Кроме настоящих больных, были мнимые. Помню пожилого художника, который обслуживал начальство своими поделками. Были и другие. Вообще говоря, больные в больнице были гораздо менее заметны, чем обслуживающий персонал из числа вольнонаемных (сестры, часть врачей) и заключенных (врачи, медбратья, санитары, повара, кастеляны, статистик-бухгалтер); все они жили своей сложной жизнью. Заметнее всего в больнице были повара и кухня, вызывавшие всеобщий интерес.
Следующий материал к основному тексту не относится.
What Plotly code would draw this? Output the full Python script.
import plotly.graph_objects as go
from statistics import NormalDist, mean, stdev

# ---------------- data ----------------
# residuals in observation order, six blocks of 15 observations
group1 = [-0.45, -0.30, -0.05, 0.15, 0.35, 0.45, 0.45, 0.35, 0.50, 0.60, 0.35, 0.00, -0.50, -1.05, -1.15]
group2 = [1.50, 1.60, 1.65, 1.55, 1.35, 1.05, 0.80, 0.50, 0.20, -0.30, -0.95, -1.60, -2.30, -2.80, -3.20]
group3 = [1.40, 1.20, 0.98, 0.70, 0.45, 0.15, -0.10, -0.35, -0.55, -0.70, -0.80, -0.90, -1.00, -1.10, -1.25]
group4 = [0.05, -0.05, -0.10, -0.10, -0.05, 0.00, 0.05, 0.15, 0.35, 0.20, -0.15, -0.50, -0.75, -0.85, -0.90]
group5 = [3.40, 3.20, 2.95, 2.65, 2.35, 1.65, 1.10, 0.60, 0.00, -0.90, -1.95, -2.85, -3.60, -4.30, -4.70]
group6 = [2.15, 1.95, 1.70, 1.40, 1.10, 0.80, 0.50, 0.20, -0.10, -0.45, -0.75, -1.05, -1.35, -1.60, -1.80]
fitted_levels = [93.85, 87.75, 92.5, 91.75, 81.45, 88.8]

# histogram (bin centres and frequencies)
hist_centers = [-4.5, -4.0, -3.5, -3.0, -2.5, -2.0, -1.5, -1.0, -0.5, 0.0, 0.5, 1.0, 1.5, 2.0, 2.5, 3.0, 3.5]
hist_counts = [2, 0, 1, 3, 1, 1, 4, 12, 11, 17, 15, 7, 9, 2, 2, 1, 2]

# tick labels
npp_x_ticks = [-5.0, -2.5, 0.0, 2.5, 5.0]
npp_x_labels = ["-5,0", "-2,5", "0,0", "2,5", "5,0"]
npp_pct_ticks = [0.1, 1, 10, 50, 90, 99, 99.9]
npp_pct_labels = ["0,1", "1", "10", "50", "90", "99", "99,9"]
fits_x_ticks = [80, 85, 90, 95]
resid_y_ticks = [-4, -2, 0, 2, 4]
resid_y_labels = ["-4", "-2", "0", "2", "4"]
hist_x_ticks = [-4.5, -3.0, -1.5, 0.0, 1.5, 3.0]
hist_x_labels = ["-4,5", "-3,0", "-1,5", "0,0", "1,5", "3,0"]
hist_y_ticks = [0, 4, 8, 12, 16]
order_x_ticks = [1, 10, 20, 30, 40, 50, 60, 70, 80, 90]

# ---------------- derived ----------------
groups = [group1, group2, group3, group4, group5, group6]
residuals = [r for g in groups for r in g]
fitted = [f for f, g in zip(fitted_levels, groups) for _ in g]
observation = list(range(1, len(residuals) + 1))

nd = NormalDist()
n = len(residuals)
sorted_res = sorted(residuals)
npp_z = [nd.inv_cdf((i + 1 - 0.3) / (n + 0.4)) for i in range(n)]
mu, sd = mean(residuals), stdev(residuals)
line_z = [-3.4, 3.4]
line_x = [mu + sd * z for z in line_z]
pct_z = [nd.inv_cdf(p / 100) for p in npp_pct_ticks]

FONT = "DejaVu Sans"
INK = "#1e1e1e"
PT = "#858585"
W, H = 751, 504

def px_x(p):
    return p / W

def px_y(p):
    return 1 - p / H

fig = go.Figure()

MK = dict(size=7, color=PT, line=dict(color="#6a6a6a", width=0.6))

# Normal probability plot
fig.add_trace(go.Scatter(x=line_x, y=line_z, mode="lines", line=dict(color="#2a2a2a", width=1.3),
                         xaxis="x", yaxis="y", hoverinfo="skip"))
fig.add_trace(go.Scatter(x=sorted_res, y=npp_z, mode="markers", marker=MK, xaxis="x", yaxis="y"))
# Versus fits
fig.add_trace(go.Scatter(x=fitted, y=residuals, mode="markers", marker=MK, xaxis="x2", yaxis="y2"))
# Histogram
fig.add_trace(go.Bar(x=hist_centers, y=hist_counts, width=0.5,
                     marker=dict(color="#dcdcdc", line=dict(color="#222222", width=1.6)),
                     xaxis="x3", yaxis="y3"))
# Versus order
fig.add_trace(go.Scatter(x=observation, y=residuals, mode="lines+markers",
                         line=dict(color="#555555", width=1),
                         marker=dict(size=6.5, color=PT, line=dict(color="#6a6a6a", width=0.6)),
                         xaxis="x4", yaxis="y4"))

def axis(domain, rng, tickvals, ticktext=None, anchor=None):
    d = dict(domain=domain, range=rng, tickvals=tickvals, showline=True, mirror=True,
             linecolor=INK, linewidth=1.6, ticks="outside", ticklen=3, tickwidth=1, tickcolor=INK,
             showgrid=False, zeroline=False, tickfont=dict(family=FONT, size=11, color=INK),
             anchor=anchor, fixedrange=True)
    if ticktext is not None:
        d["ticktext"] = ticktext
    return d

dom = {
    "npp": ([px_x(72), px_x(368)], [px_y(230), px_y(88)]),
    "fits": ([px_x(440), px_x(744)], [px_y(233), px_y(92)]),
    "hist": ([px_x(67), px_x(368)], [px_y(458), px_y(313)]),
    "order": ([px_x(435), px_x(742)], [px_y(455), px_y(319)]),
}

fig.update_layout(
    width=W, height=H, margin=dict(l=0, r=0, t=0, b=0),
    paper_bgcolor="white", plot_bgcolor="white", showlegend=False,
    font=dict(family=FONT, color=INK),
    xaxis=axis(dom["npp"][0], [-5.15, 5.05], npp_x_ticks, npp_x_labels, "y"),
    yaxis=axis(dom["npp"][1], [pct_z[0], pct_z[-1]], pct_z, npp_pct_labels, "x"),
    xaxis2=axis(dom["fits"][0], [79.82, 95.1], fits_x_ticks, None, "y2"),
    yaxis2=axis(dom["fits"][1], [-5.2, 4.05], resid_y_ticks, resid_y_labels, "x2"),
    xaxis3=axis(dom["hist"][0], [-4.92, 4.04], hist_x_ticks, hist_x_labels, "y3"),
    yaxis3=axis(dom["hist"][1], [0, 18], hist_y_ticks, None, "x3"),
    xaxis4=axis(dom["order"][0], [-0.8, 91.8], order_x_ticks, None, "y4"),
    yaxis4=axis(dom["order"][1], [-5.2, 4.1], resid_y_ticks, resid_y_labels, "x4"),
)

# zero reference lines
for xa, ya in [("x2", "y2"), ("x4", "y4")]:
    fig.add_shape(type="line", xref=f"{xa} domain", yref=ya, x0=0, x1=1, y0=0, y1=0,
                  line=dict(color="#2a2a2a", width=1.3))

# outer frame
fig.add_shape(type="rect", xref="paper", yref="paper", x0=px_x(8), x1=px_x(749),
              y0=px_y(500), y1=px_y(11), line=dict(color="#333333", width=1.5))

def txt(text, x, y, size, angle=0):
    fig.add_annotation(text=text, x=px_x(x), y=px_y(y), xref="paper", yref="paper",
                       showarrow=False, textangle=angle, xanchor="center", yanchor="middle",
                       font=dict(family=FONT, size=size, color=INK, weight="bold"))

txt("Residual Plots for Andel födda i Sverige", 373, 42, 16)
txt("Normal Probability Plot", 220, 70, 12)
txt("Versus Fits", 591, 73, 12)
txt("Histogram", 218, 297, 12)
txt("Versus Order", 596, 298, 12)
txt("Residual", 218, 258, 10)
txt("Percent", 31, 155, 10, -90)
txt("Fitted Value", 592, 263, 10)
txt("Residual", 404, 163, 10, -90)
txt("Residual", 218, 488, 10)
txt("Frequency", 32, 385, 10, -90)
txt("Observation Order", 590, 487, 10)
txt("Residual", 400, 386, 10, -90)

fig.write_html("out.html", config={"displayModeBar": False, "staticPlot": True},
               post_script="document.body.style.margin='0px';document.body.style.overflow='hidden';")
Больных кормили кое-как, персонал — гораздо лучше, в том числе и меня, поскольку я должен был участвовать вместе с поваром и вольнонаемным завхозом в составлении меню. Особо калорийный и вкусно приготовленный обед требовали врачи-заключенные. Их было двое: один из власовцев, более симпатичный, и другой — из каких-то наших десантных или пограничных войск — менее симпатичный, мнимый “рубаха-парень”, фанфарон и весьма своекорыстный человек. Этот последний — его звали Леня Брусенцов — буквально терроризировал поваров. Когда обед, подаваемый врачам, ему казался недостаточно шикарным, он начинал разговор о ревизии кухни (поварами были аккуратные немцы) и смене поваров. Кстати, как врач-хирург он был очень небрежен и даже любил в каком-то квазиноздревском стиле рассказывать: “Сегодня оперировал тут одного типа, по ошибке не то ему пришил, что надо в пузе, а он даже благодарил. Ха-ха!”.
На кухню приходили обедать и представители администрации, разумеется, также за счет больных.